::: Material provided :::

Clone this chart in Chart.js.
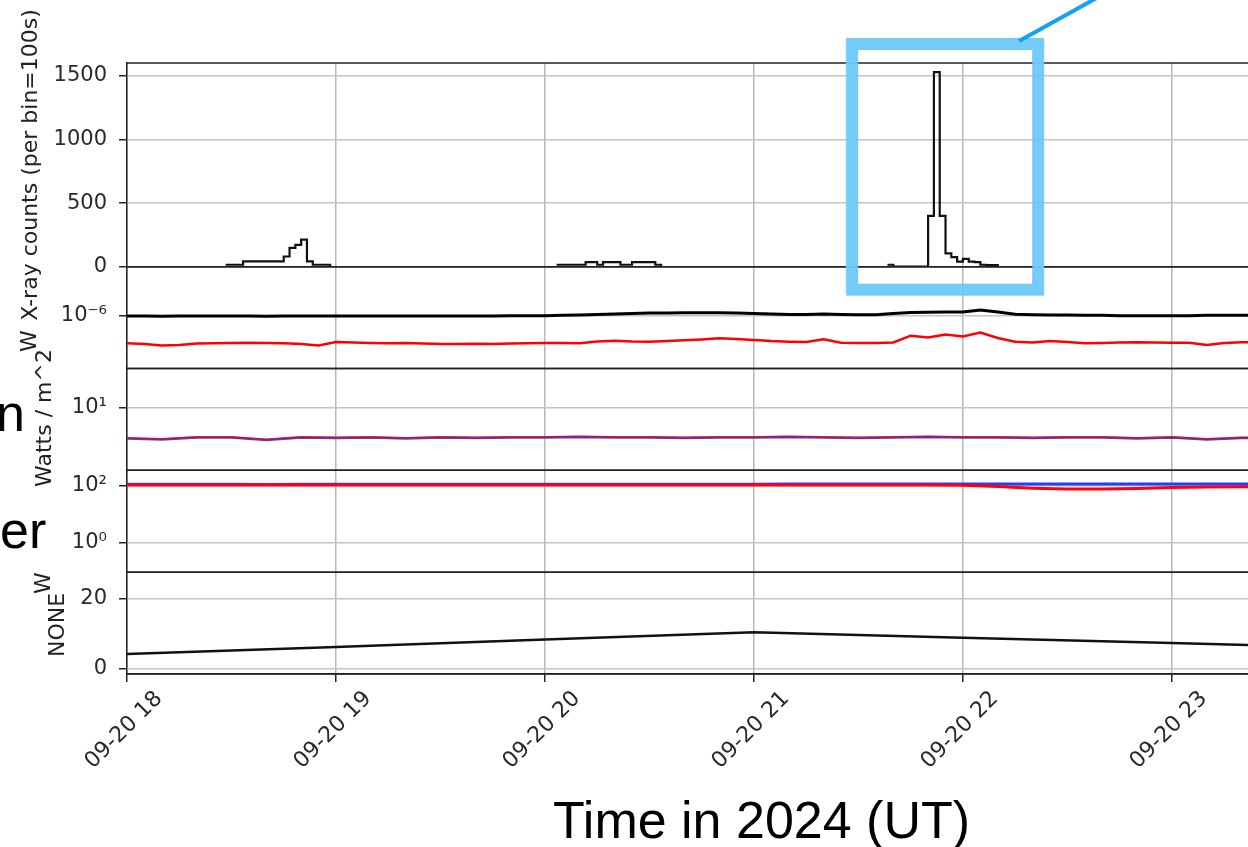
<!DOCTYPE html>
<html>
<head>
<meta charset="utf-8">
<script src="https://cdn.jsdelivr.net/npm/chart.js@4.4.1/dist/chart.umd.min.js"></script>
<style>
  html, body { margin: 0; padding: 0; background: #fff; overflow: hidden; }
  #wrap { position: relative; width: 1248px; height: 847px; }
  .ylab { position: absolute; font-family: 'DejaVu Sans', sans-serif; font-size: 22px; color: #222;
          white-space: nowrap; line-height: 1; transform: translate(-50%, -50%) rotate(-90deg); }
  .slide { position: absolute; font-family: 'Liberation Sans', Arial, sans-serif; font-size: 52px;
           color: #000; line-height: 52px; white-space: nowrap; }
</style>
</head>
<body>
<div id="wrap">
  <canvas id="timeChart" width="1248" height="847"></canvas>
  <div class="ylab" style="left:30px; top:165px;">X-ray counts (per bin=100s)</div>
  <div class="ylab" style="left:29px; top:341px;">W</div>
  <div class="ylab" style="left:44px; top:418px;">Watts / m^2</div>
  <div class="ylab" style="left:43px; top:583px;">W</div>
  <div class="ylab" style="left:57px; top:625px;">NONE</div>
  <div class="slide" style="left:-4px; top:387px;">n</div>
  <div class="slide" style="left:0px; top:504px;">er</div>
  <div class="slide" style="left:553px; top:794px;">Time in 2024 (UT)</div>
</div>
<script>
// time axis (hours UT on 2024-09-20)
const xStart = 18, xEnd = 23.364;
const hourTicks = [18, 19, 20, 21, 22, 23];
const hourLabels = ['09-20 18', '09-20 19', '09-20 20', '09-20 21', '09-20 22', '09-20 23'];

// panel 1: X-ray counts, 100 s bins counted from 18:00
const binSize = 100 / 3600;
const xrayBlockStart = [17, 74, 131];
const xrayCounts1 = [15, 15, 15, 42, 42, 42, 42, 42, 42, 42, 80, 148, 172, 212, 42, 15, 15, 15];
const xrayCounts2 = [15, 15, 15, 15, 15, 35, 35, 15, 35, 35, 35, 15, 15, 35, 35, 35, 35, 15];
const xrayCounts3 = [15, 0, 0, 0, 0, 0, 0, 400, 1530, 400, 105, 75, 39, 62, 39, 35, 15, 12, 12];
const countTicks = [0, 500, 1000, 1500];

// panel 2: GOES flux, 5 min cadence
const goesStep = 1 / 12;
const goesLong = [1.00, 1.00, 0.99, 1.00, 1.00, 1.00, 1.00, 1.00, 0.99, 1.00,
  1.00, 1.00, 1.00, 1.00, 1.00, 1.00, 1.00, 1.00, 1.00, 1.00,
  1.00, 1.00, 1.01, 1.01, 1.01, 1.02, 1.03, 1.05, 1.07, 1.085,
  1.10, 1.10, 1.11, 1.115, 1.115, 1.10, 1.085, 1.07, 1.05, 1.05,
  1.07, 1.05, 1.04, 1.04, 1.085, 1.12, 1.13, 1.14, 1.14, 1.22,
  1.14, 1.06, 1.04, 1.03, 1.03, 1.02, 1.02, 1.01, 1.01, 1.01,
  1.01, 1.01, 1.02, 1.02, 1.02, 1.02]; // x 1e-6
const goesShort = [4.07, 3.98, 3.79, 3.85, 4.05, 4.07, 4.11, 4.15, 4.11, 4.07,
  3.98, 3.79, 4.25, 4.18, 4.11, 4.07, 4.11, 4.05, 3.98, 3.98,
  4.02, 3.98, 4.05, 4.07, 4.11, 4.11, 4.07, 4.32, 4.44, 4.32,
  4.30, 4.39, 4.50, 4.62, 4.80, 4.69, 4.54, 4.39, 4.30, 4.25,
  4.65, 4.15, 4.11, 4.11, 4.18, 5.23, 4.93, 5.44, 5.09, 5.81,
  4.85, 4.30, 4.18, 4.39, 4.25, 4.07, 4.11, 4.18, 4.21, 4.18,
  4.15, 4.15, 3.85, 4.11, 4.21, 4.21]; // x 1e-7
const fluxTicks = [1e-6];

// panels 3 and 4: 10 min cadence
const irrStep = 1 / 6;
const irr1Red = [3.30, 3.18, 3.42, 3.42, 3.12, 3.42, 3.36, 3.42, 3.30, 3.42,
  3.36, 3.42, 3.42, 3.49, 3.42, 3.42, 3.36, 3.42, 3.42, 3.49,
  3.42, 3.36, 3.42, 3.49, 3.42, 3.42, 3.36, 3.42, 3.42, 3.30,
  3.42, 3.18, 3.36, 3.42];
const irr1Blue = [3.24, 3.12, 3.36, 3.36, 3.06, 3.36, 3.30, 3.36, 3.24, 3.36,
  3.30, 3.36, 3.36, 3.42, 3.36, 3.36, 3.30, 3.36, 3.36, 3.42,
  3.36, 3.30, 3.36, 3.42, 3.36, 3.36, 3.30, 3.36, 3.36, 3.24,
  3.36, 3.12, 3.30, 3.36];
const irr1Ticks = [10];
const irr2Red = [108, 108, 108, 108, 108, 108, 108, 108, 108, 108,
  108, 108, 108, 108, 108, 108, 108, 108, 108, 108,
  108, 108, 108, 108, 106, 96, 84, 78, 78, 82,
  88, 92, 94, 95];
const irr2Blue = [115, 115, 115, 115, 114, 115, 115, 115, 115, 115,
  115, 115, 116, 115, 115, 116, 116, 116, 116, 117,
  117, 117, 117, 118, 118, 118, 118, 119, 119, 119,
  119, 119, 119, 119];
const irr2Ticks = [1, 100];

// panel 5: hourly values
const noneHours = [18, 19, 20, 21, 22, 23, 24];
const noneValues = [4.3, 6.3, 8.4, 10.5, 8.9, 7.4, 5.9];
const noneTicks = [0, 20];

const highlightHours = [21.47, 22.36];

const supMap = {'-': '\u207b', '0': '\u2070', '1': '\u00b9', '2': '\u00b2', '3': '\u00b3',
  '4': '\u2074', '5': '\u2075', '6': '\u2076', '7': '\u2077', '8': '\u2078', '9': '\u2079'};
function powLabel(v) {
  const e = String(Math.round(Math.log10(v)));
  return '10' + e.split('').map(c => supMap[c]).join('');
}

function histPoints() {
  const pts = [];
  [xrayCounts1, xrayCounts2, xrayCounts3].forEach((counts, b) => {
    const s = xrayBlockStart[b];
    counts.forEach((c, k) => pts.push({x: xStart + (s + k) * binSize, y: c}));
    const end = xStart + (s + counts.length) * binSize;
    pts.push({x: end, y: 0});
    pts.push({x: end + binSize / 2, y: null});
  });
  return pts;
}
const series = (vals, step, scale) => vals.map((v, i) => ({x: xStart + i * step, y: v * scale}));

const tickFont = {family: 'DejaVu Sans', size: 21};
function yAxis(type, min, max, weight, tickVals, fmt) {
  return {
    type: type, position: 'left', stack: 'panels', stackWeight: weight,
    min: min, max: max,
    border: {display: true, color: '#222', width: 1.5},
    grid: {color: '#c4c4c4', lineWidth: 1.5, tickLength: 8, tickColor: '#222', tickWidth: 1.5},
    ticks: {font: tickFont, color: '#2a2a2a', padding: 12, callback: fmt},
    afterBuildTicks: s => { s.ticks = tickVals.map(v => ({value: v})); },
    afterFit: s => { s.width = 127; s.paddingTop = 0; s.paddingBottom = 0; }
  };
}

const panelIds = ['yCounts', 'yFlux', 'yIrr1', 'yIrr2', 'yNone'];
const sketchPlugin = {
  id: 'sketch',
  afterDatasetsDraw(chart) {
    const {ctx, chartArea, scales} = chart;
    ctx.save();
    ctx.strokeStyle = '#222';
    ctx.lineWidth = 1.5;
    panelIds.forEach(id => {
      [scales[id].top, scales[id].bottom].forEach(y => {
        ctx.beginPath();
        ctx.moveTo(chartArea.left, y);
        ctx.lineTo(chartArea.right, y);
        ctx.stroke();
      });
    });
    ctx.restore();
  },
  afterDraw(chart) {
    const {ctx, chartArea, scales} = chart;
    const x1 = scales.x.getPixelForValue(highlightHours[0]);
    const x2 = scales.x.getPixelForValue(highlightHours[1]);
    const y1 = chartArea.top - 19;
    const y2 = scales.yCounts.bottom + 23;
    ctx.save();
    ctx.strokeStyle = 'rgba(102,196,248,0.9)';
    ctx.lineWidth = 12;
    ctx.strokeRect(x1, y1, x2 - x1, y2 - y1);
    // second pass, slightly shifted, for a marker-pen look
    ctx.strokeStyle = 'rgba(120,205,250,0.55)';
    ctx.lineWidth = 9;
    ctx.strokeRect(x1 - 2, y1 + 1, x2 - x1 + 3, y2 - y1 - 2);
    ctx.strokeStyle = '#10a3f0';
    ctx.lineWidth = 4;
    ctx.beginPath();
    ctx.moveTo(x2 - 19, y1 - 3);
    ctx.lineTo(x2 + 71, y1 - 53);
    ctx.stroke();
    ctx.restore();
  }
};

new Chart(document.getElementById('timeChart'), {
  type: 'line',
  data: {
    datasets: [
      {data: histPoints(), yAxisID: 'yCounts', borderColor: '#111', borderWidth: 2.2, stepped: true, spanGaps: false},
      {data: series(goesLong, goesStep, 1e-6), yAxisID: 'yFlux', borderColor: '#000', borderWidth: 3},
      {data: series(goesShort, goesStep, 1e-7), yAxisID: 'yFlux', borderColor: '#ff0000', borderWidth: 2.5},
      {data: series(irr1Red, irrStep, 1), yAxisID: 'yIrr1', borderColor: 'rgba(225,0,30,0.75)', borderWidth: 2},
      {data: series(irr1Blue, irrStep, 1), yAxisID: 'yIrr1', borderColor: '#3050f0', borderWidth: 2.5},
      {data: series(irr2Red, irrStep, 1), yAxisID: 'yIrr2', borderColor: '#ff0010', borderWidth: 3},
      {data: series(irr2Blue, irrStep, 1), yAxisID: 'yIrr2', borderColor: '#2040ff', borderWidth: 3},
      {data: noneHours.map((h, i) => ({x: h, y: noneValues[i]})), yAxisID: 'yNone', borderColor: '#111', borderWidth: 2.5}
    ]
  },
  options: {
    responsive: false,
    animation: false,
    elements: {point: {radius: 0}, line: {tension: 0}},
    layout: {autoPadding: false, padding: {top: 63, left: 0, right: 0, bottom: 0}},
    plugins: {legend: {display: false}, tooltip: {enabled: false}},
    scales: {
      x: {
        type: 'linear', position: 'bottom', min: xStart, max: xEnd,
        border: {display: true, color: '#222', width: 1.5},
        grid: {color: '#b8b8b8', lineWidth: 1.5, tickLength: 8, tickColor: '#222', tickWidth: 1.5},
        ticks: {font: {family: 'DejaVu Sans', size: 22}, color: '#2a2a2a', minRotation: 45, maxRotation: 45,
                autoSkip: false, padding: 4, labelOffset: 32,
                callback: v => hourLabels[hourTicks.indexOf(v)]},
        afterBuildTicks: s => { s.ticks = hourTicks.map(v => ({value: v})); },
        afterFit: s => { s.height = 173; s.paddingLeft = 0; s.paddingRight = 0; }
      },
      yNone: yAxis('linear', -1.43, 27.66, 1, noneTicks, v => String(v)),
      yIrr2: yAxis('logarithmic', 0.0945, 356, 1, irr2Ticks, powLabel),
      yIrr1: yAxis('logarithmic', 1, 43, 1, irr1Ticks, powLabel),
      yFlux: yAxis('logarithmic', 1.778e-7, 5.06e-6, 1, fluxTicks, powLabel),
      yCounts: yAxis('linear', 0, 1602, 2, countTicks, v => String(v))
    }
  },
  plugins: [sketchPlugin]
});
</script>
</body>
</html>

:::

Please reproduce the listing exactly from its opening line through the line that contains "const countTicks = [0, 500, 1000, 1500];", both included, with all pictures omitted.

Answer in full
Clone this chart in Chart.js.
<!DOCTYPE html>
<html>
<head>
<meta charset="utf-8">
<script src="https://cdn.jsdelivr.net/npm/chart.js@4.4.1/dist/chart.umd.min.js"></script>
<style>
  html, body { margin: 0; padding: 0; background: #fff; overflow: hidden; }
  #wrap { position: relative; width: 1248px; height: 847px; }
  .ylab { position: absolute; font-family: 'DejaVu Sans', sans-serif; font-size: 22px; color: #222;
          white-space: nowrap; line-height: 1; transform: translate(-50%, -50%) rotate(-90deg); }
  .slide { position: absolute; font-family: 'Liberation Sans', Arial, sans-serif; font-size: 52px;
           color: #000; line-height: 52px; white-space: nowrap; }
</style>
</head>
<body>
<div id="wrap">
  <canvas id="timeChart" width="1248" height="847"></canvas>
  <div class="ylab" style="left:30px; top:165px;">X-ray counts (per bin=100s)</div>
  <div class="ylab" style="left:29px; top:341px;">W</div>
  <div class="ylab" style="left:44px; top:418px;">Watts / m^2</div>
  <div class="ylab" style="left:43px; top:583px;">W</div>
  <div class="ylab" style="left:57px; top:625px;">NONE</div>
  <div class="slide" style="left:-4px; top:387px;">n</div>
  <div class="slide" style="left:0px; top:504px;">er</div>
  <div class="slide" style="left:553px; top:794px;">Time in 2024 (UT)</div>
</div>
<script>
// time axis (hours UT on 2024-09-20)
const xStart = 18, xEnd = 23.364;
const hourTicks = [18, 19, 20, 21, 22, 23];
const hourLabels = ['09-20 18', '09-20 19', '09-20 20', '09-20 21', '09-20 22', '09-20 23'];

// panel 1: X-ray counts, 100 s bins counted from 18:00
const binSize = 100 / 3600;
const xrayBlockStart = [17, 74, 131];
const xrayCounts1 = [15, 15, 15, 42, 42, 42, 42, 42, 42, 42, 80, 148, 172, 212, 42, 15, 15, 15];
const xrayCounts2 = [15, 15, 15, 15, 15, 35, 35, 15, 35, 35, 35, 15, 15, 35, 35, 35, 35, 15];
const xrayCounts3 = [15, 0, 0, 0, 0, 0, 0, 400, 1530, 400, 105, 75, 39, 62, 39, 35, 15, 12, 12];
const countTicks = [0, 500, 1000, 1500];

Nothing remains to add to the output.